El hecho de que los jugadores mexicanos no se hayan amilanado frente a dos goles legítimos invalidados en el primer partido y que no se hayan cebado en el lamento paralizante por el ostensible penalti no cobrado por el árbitro en el juego contra Croacia, habla de un temperamento mucho más maduro del equipo nacional. Pero eso no significa que refleje algún supuesto férreo temperamento del “alma azteca”. De la misma forma que tampoco era un rasgo del pueblo mexicano que en el pasado los jugadores fueran unos quejicas infantiles y víctimas fatalistas de todo yerro arbitral. La templanza mostrada por los jugadores muestra simplemente la maduración creciente del oficio de futbolista en México: atletas que son formados desde niños para responder a las presiones que se desarrollan en un partido.

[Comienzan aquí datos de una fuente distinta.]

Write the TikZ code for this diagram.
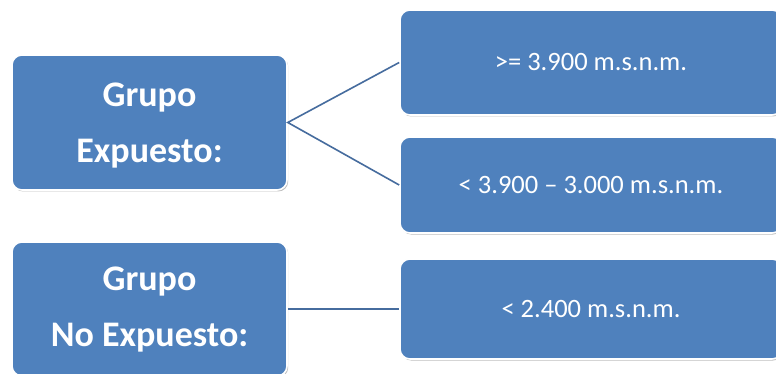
\documentclass[tikz,border=0pt]{standalone}
\usepackage{fontspec}
\setmainfont{Carlito}
\usetikzlibrary{shadows}
\definecolor{boxblue}{RGB}{79,129,189}
\definecolor{linkblue}{RGB}{70,108,158}
\tikzset{
  blbox/.style={draw=white, line width=1.6pt, fill=boxblue, rounded corners=10pt,
    inner sep=0pt,
    drop shadow={shadow xshift=1.2pt, shadow yshift=-1.5pt, fill=black, opacity=0.25}},
  leftbox/.style={blbox, minimum width=275pt},
  rightbox/.style={blbox, minimum width=382pt},
  lefttext/.style={text=white, align=center, inner sep=0pt, font=\bfseries\fontsize{36}{56}\selectfont},
  righttext/.style={text=white, align=center, inner sep=0pt, font=\fontsize{26.5}{30}\selectfont},
  link/.style={draw=linkblue, line width=1.6pt}
}
\begin{document}
\begin{tikzpicture}[x=1pt,y=-1pt]
\useasboundingbox (0,0) rectangle (776,374);
\clip (0,0) rectangle (776,374);
\fill[white] (0,0) rectangle (776,374);
\node[leftbox, minimum height=135pt] (ga) at (149.5,122.5) {};
\node[leftbox, minimum height=134pt] (gb) at (149.5,309) {};
\node[rightbox, minimum height=105pt] (r1) at (591,62.5) {};
\node[rightbox, minimum height=96pt] (r2) at (591,185) {};
\node[rightbox, minimum height=100pt] (r3) at (591,309) {};
\node[lefttext, yshift=-3pt] (gat) at (ga.center) {Grupo\\Expuesto:};
\node[lefttext, yshift=-1pt] (gbt) at (gb.center) {Grupo\\No Expuesto:};
\node[righttext] (r1t) at (r1.center) {>= 3.900 m.s.n.m.};
\node[righttext] (r2t) at (r2.center) {< 3.900 – 3.000 m.s.n.m.};
\node[righttext] (r3t) at (r3.center) {< 2.400 m.s.n.m.};
\draw[link] (r1.west) -- (ga.east) -- (r2.west);
\draw[link] (gb.east) -- (r3.west);
\end{tikzpicture}
\end{document}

El nacionalismo en efecto puede ser el repositorio de los canallas. En nombre de la patria se han cometido enormes atrocidades y la mayor parte de las guerras. Con harta frecuencia ha sido la coartada para que las masas se movilicen en defensa de los intereses de las élites de un país. Pero como la tecnología, el sexo o el vino, el problema no está en sí mismo sino en la manera en que se le utilice. El nacionalismo es también un factor de identidad, un elementos de cohesión de una comunidad, un sentimiento de pertenencia. Hace unos días cité un comentario enviado por un lector a este sitio; nunca más pertinente: “Tengo un vecino al cual apenas le había hablado unas cuantas palabras desde hace décadas y hoy al meter gol la selección mexicana gritamos como locos y hasta carne asada hicimos junto a nuestras familias”. Es decir, vecinos cuyo distanciamiento o indiferencia persistió pese a haber compartido sismos, delincuencia en el barrio o vicisitudes en los servicios públicos, y acabaron reunidos por un gol del equipo nacional.
Así que asumamos el triunfo sabiendo que no significa otra cosa que un gran motivo de júbilo para festejar y compartir una alegría con todos aquellos con los que convivimos. Y lamentemos la derrota cuando ella llegue conscientes de que no representa otra cosa que la ley del juego: 31 equipos de 32 habrán de pasar por ella. En cierta forma el deporte espectáculo tendría que ser una enorme experiencia pedagógica de humildad: después de todo sólo un equipo termina siendo campeón.
Los triunfos del Tri deben ser motivo de orgullo y regocijo para todos aquellos que disfrutan el futbol. Una dosis de nacionalismo en estas circunstancias es bienvenido siempre y cuando el fortalecimiento de la identidad no derive en sentimientos intolerantes o despectivos hacia los otros. Y no me parece que sea el caso.
Dudo que México llegue a ser campeón. Pero espero tener motivos para seguir festejando luego de enfrentar a Holanda. Ya vimos que hay con qué. ¿No creen?
Nota: Resulta interesante la participación de la vilipendiada CONCACAF. De los cuatro equipos de la región dos están calificados, Costa Rica y México, y un tercero, Estados Unidos, con muy altas posibilidades. 75%, una proporción que desearía cualquier confederación.